Andaikan penonton tidak menyukai jalan cerita film ini, mereka bisa dipastikan bakal terbuai oleh setting-nya. Disyuting di Wakatobi, salah satu surga diving di Indonesia, The Mirror Never Lies adalah film yang dibuat bersama oleh tiga pihak: Pemerintah Kabupaten Wakatobi, organisasi lingkungan WWF, dan SET Film. Salah satu misinya adalah menegur kesadaran nasional akan pentingnya menjaga laut Nusantara. Walau membawa pesan sponsor, film ini tidak lantas jatuh menjadi kumpulan nasihat. Kisahnya dimulai oleh seorang gadis bernama Pakis yang mencari ayahnya yang hilang kala mengembara di laut lepas. Keyakinannya diperkuat oleh keberadaan sebuah cermin yang dapat meramalkan kedatangan sang ayah. Konflik kemudian muncul setelah Ibunda Pakis, Tayung (Atiqah Hasiholan), justru menginginkannya mengubur harapan akan ayahnya.
Tak mengindahkan pesan sang ibu, bersama temannya, Lumo, Pakis lalu memulai ekspedisi pencarian. Muncullah kemudian Ludo (Reza Rahadian), peneliti asal Jakarta yang mengunjungi Wakatobi demi melarikan diri dari masalah pribadi sekaligus menyalurkan kecintaannya pada lumba-lumba. Keempat tokoh tersebut—Pakis, Tayung, Lumo, dan Ludo—kemudian bertemu dan saling memberi arti satu sama lain, termasuk pada laut yang melingkupi hidup mereka. Cinta yang hilang, harapan, dan pencarian menjadi bumbu yang mewarnai drama dalam film ini.
Selama 30 hari syuting, Kamila Andini selaku sutradara mengaku kewalahan dengan medan Wakatobi. “Selain cuaca yang seringkali hujan, lokasi syuting kami nyaris sepenuhnya di laut, hal ini tentu saja menjadi kesulitan tersendiri,” kenangnya.
Film yang dibuat dengan ongkos sekitar Rp4 miliar ini membuai penonton dengan gambar-gambar cantik: pantai pasir putih, ikan aneka warna, dan pulau-pulau yang terhampar di atas laut turkuois. Yang tak kalah menarik, The Mirror Never Lies juga mengantar penonton mengunjungi perkampungan Suku Bajo yang mendiami Wakatobi. Rumah-rumah yang berdiri di atas laut dan kepercayaan mereka terhadap hal-hal mistik dikemas dalam sinematografi yang menarik.

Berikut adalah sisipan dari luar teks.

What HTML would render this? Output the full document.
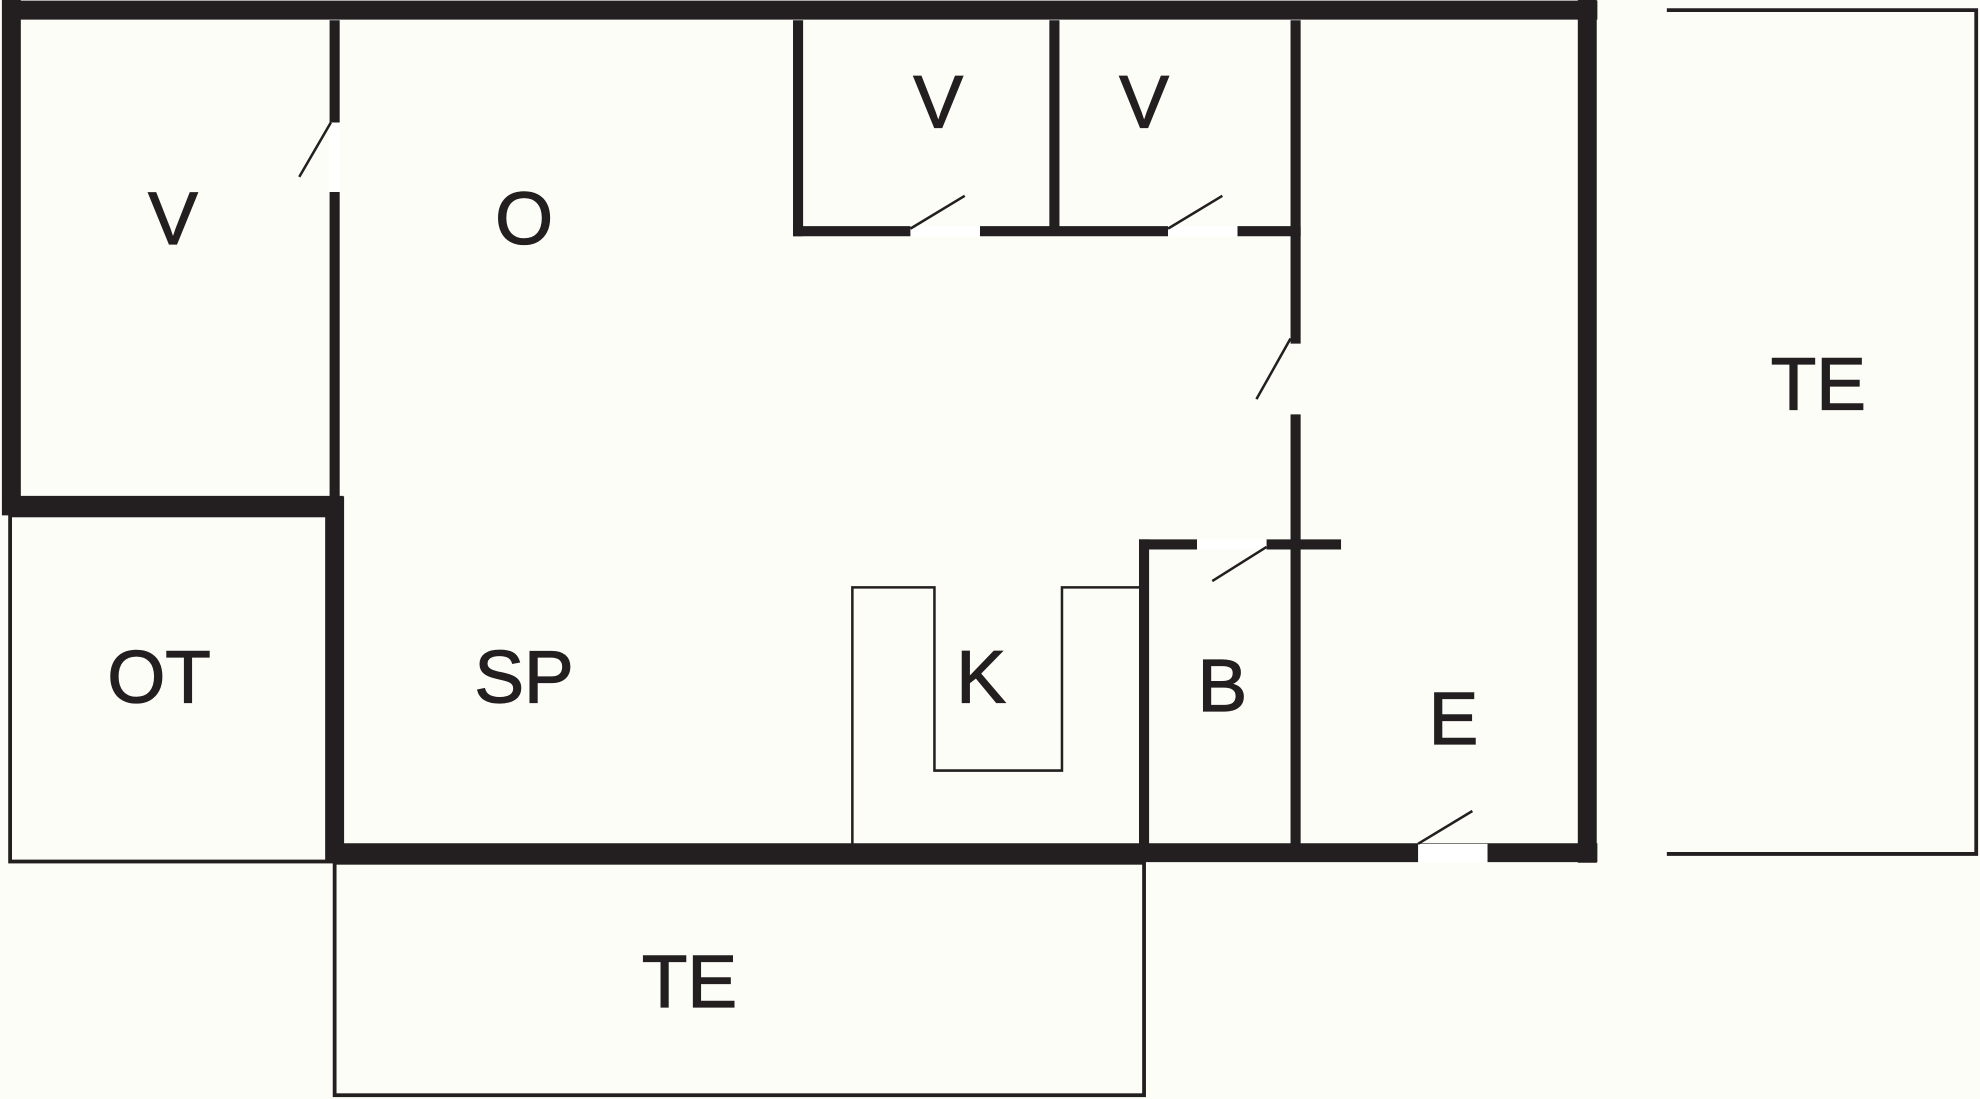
<!DOCTYPE html>
<html><head><style>html,body{margin:0;padding:0;background:#fdfdf8;}svg{display:block}</style></head>
<body>
<svg width="1980" height="1099" viewBox="0 0 1568 870" preserveAspectRatio="none" xmlns="http://www.w3.org/2000/svg">
<rect width="1568" height="870" fill="#fdfdf8"/>
<g stroke="#231f20" fill="none" stroke-linecap="square">
<rect x="8" y="408" width="257" height="274" stroke-width="3"/>
<rect x="265" y="683" width="641" height="184" stroke-width="3"/>
<polyline points="1320,8 1565,8 1565,676 1320,676" stroke-width="3" stroke-linecap="butt"/>
<polyline points="675,668 675,465 740,465 740,610 841,610 841,465 902,465" stroke-width="2" stroke-linecap="butt"/>
<g stroke-width="15" stroke-linecap="butt">
<line x1="2" y1="8" x2="1265" y2="8"/>
<line x1="9" y1="0" x2="9" y2="408"/>
<line x1="1257" y1="0" x2="1257" y2="683"/>
<line x1="258" y1="675" x2="1265" y2="675"/>
<line x1="2" y1="400" x2="272" y2="400"/>
<line x1="265" y1="393" x2="265" y2="683"/>
</g>
<g stroke-width="8" stroke-linecap="butt">
<line x1="265" y1="16" x2="265" y2="97"/>
<line x1="265" y1="152" x2="265" y2="393"/>
<line x1="632" y1="16" x2="632" y2="187"/>
<line x1="835" y1="16" x2="835" y2="183"/>
<line x1="628" y1="183" x2="721" y2="183"/>
<line x1="776" y1="183" x2="925" y2="183"/>
<line x1="980" y1="183" x2="1030" y2="183"/>
<line x1="1026" y1="16" x2="1026" y2="272"/>
<line x1="1026" y1="328" x2="1026" y2="668"/>
<line x1="906" y1="427" x2="906" y2="668"/>
<line x1="902" y1="431" x2="948" y2="431"/>
<line x1="1003" y1="431" x2="1062" y2="431"/>
</g>
</g>
<g fill="#ffffff">
<rect x="1123" y="668" width="55" height="15"/>
<rect x="261" y="97" width="8" height="55"/>
<rect x="721" y="179" width="55" height="8"/>
<rect x="925" y="179" width="55" height="8"/>
<rect x="948" y="427" width="55" height="8"/>
</g>
<g stroke="#231f20" stroke-width="2" stroke-linecap="butt">
<line x1="237" y1="140" x2="262" y2="97"/>
<line x1="721" y1="181" x2="764" y2="155"/>
<line x1="925" y1="181" x2="968" y2="155"/>
<line x1="995" y1="316" x2="1022" y2="268"/>
<line x1="960" y1="460" x2="1003" y2="433"/>
<line x1="1123" y1="668" x2="1166" y2="642"/>
</g>
<g font-family="Liberation Sans, sans-serif" font-size="59" fill="#231f20" stroke="#231f20" stroke-width="1" text-anchor="middle">
<text x="137" y="193">V</text>
<text x="415" y="193">O</text>
<text x="743" y="101">V</text>
<text x="906" y="101">V</text>
<text x="1440" y="324">TE</text>
<text x="126" y="556">OT</text>
<text x="415" y="556">SP</text>
<text x="777" y="556">K</text>
<text x="968" y="563">B</text>
<text x="1151" y="589">E</text>
<text x="546" y="797">TE</text>
</g>
</svg>
</body></html>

Namun Kamila Andini tak ingin menjadikan filmnya sebuah karya dokumenter yang melulu menyajikan gambar menawan. “Saya ingin film ini bisa dinikmati semua kalangan dan menjadi sebuah pernyataan terhadap sebuah jati diri bangsa kita, bangsa maritim, yang mungkin telah dilupakan,” kata putri dari sutradara papan atas Garin Nugroho ini.
Akting Atiqah patut diacungi jempol. Wanita cantik yang menjadi bintang iklan sabun ini tidak segan melumuri wajahnya dengan bedak tebal, kebiasaan khas wanita Bajo saat melaut yang bertujuan menangkal terik matahari. Tentunya tidak mudah baginya untuk menunjukkan ekspresi dan emosi dengan wajah celemotan.
Film ini juga menampilkan tiga pemain cilik asli Suku Bajo di Wakatobi, yakni Gita Lovalista, Inal, dan Eko. Meski baru pertama kali beraksi di depan kamera, mereka terlihat sangat natural dalam membawakan naskah. “Kami sempat berencana menggunakan artis cilik asal Jakarta yang sudah lolos seleksi, namun ketika pengambilan gambar di lokasi, anak-anak itu sangat kesulitan untuk sekadar berjalan di atas jembatan kayu dan berdiri di rumah yang terletak di tengah laut,” jelas Kamila Andini. Suku Bajo kerap dijuluki kaum gipsi laut. Laut merupakan habitat sekaligus sandaran hidup mereka. Suku ini bahkan memiliki tradisi mencemplungkan anak-anak ke laut tak lama setelah dilahirkan.